Thune Statement on Immigrants in America’s Innovation Economy

May 8, 2013

WASHINGTON, D.C. — U.S. Senator John Thune (R-SD), Ranking Member of the Senate Committee on Commerce, Science, and Transportation, delivered the following prepared remarks at today’s “The Role of Immigrants in America’s Innovation Economy” hearing:

Chairman Rockefeller, thank you for holding today’s hearing on “The Role of Immigrants in America’s Innovation Economy.” I would also like to extend a warm welcome to our witnesses, some of whom I understand are testifying before Congress for the first time today.

Immigrants have been an undeniably important part of our nation’s economic success story, especially in the technology industry. In fact, according to a study by the Kauffman Foundation, over 20 percent of high tech companies in the U.S. have been founded by immigrants. Immigrants created revolutionary companies like Google, Intel, and eBay. It would be hard to imagine modern American life without these innovative companies. 

It is worrying, however, that for the first time in decades, the growth rate of immigrant-founded startups nationwide has stagnated, perhaps even declined. Our nation is currently engaged in a global battle for jobs and economic prosperity. Many of our foreign economic competitors are taking aggressive action to lure the brightest minds – including scores educated here in the U.S. – to their countries – not just for the talent they bring individually, but for the jobs they help to create and sustain. That is why it’s more important than ever before that we have in place policies that will keep the United States in first place as the world’s top economy.

We can win this battle for jobs and talent by ensuring that the United States continues to be the innovation capital of the world. We should have a competitive tax policy that encourages rather than discourages investment and growth. We must continue to identify new export markets and fight to increase market access and reduce tariffs. And we need to examine our regulatory framework so that job creators have regulatory certainty and are not unnecessarily burdened. 

In addition to these key goals, our country needs an updated high skills immigration policy that allows the brightest minds to come to our country and become entrepreneurs. The fact that the Commerce Committee is holding this hearing reflects the fact that immigration policy is a multi-faceted issue, and that we must consider the issue from all perspectives if we are going to get the policy right. 

Our panel today is composed of people from a variety of backgrounds and demonstrates the struggle of the private sector to obtain and keep talented people. I look forward to hearing about the experiences and the challenges high skills immigrants face as they seek to found companies, create jobs, and help grow our nation’s economy.

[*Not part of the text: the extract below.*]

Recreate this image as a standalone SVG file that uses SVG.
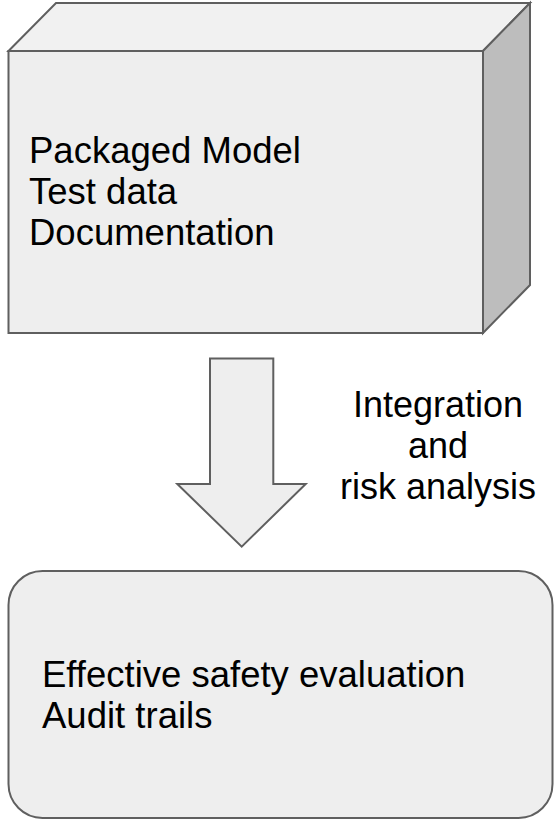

Before I close, I wanted to take a moment to mention a proposal to expand high skills immigration known as the Immigration Innovation Act, otherwise known as the “I-Squared” Act, a bill introduced by Sen. Orrin Hatch. I, along with many other members of this Committee, are cosponsors of this important bill. This bipartisan legislation seeks to change the H-1B visa program by, among other things, increasing the annual allocation of H-1B visas from 65,000 to 115,000. The bill also includes a novel “market-based escalator” that allows the supply of H-1B visas to increase or decrease to adequately meet the market’s demand. I believe the I-Squared Act addresses the immediate need to provide American employers with greater access to high-skilled workers, and puts in place a sustainable, longer-term policy that should help us avoid repeated, short-term fixes. 

Of course, today’s hearing occurs in the shadow of a much larger debate about reform of our immigration system and the comprehensive proposal put forward by eight of our colleagues, including Senator Rubio. As the Judiciary Committee prepares to markup that legislation, and as we all look ahead to likely floor consideration, I hope our Committee’s hearing will inform key aspects of the ongoing immigration debate. 

Thank you to the witnesses for joining us today. I commend each of you for engaging with this Committee on a critical issue to our nation’s future, and I look forward to your testimony.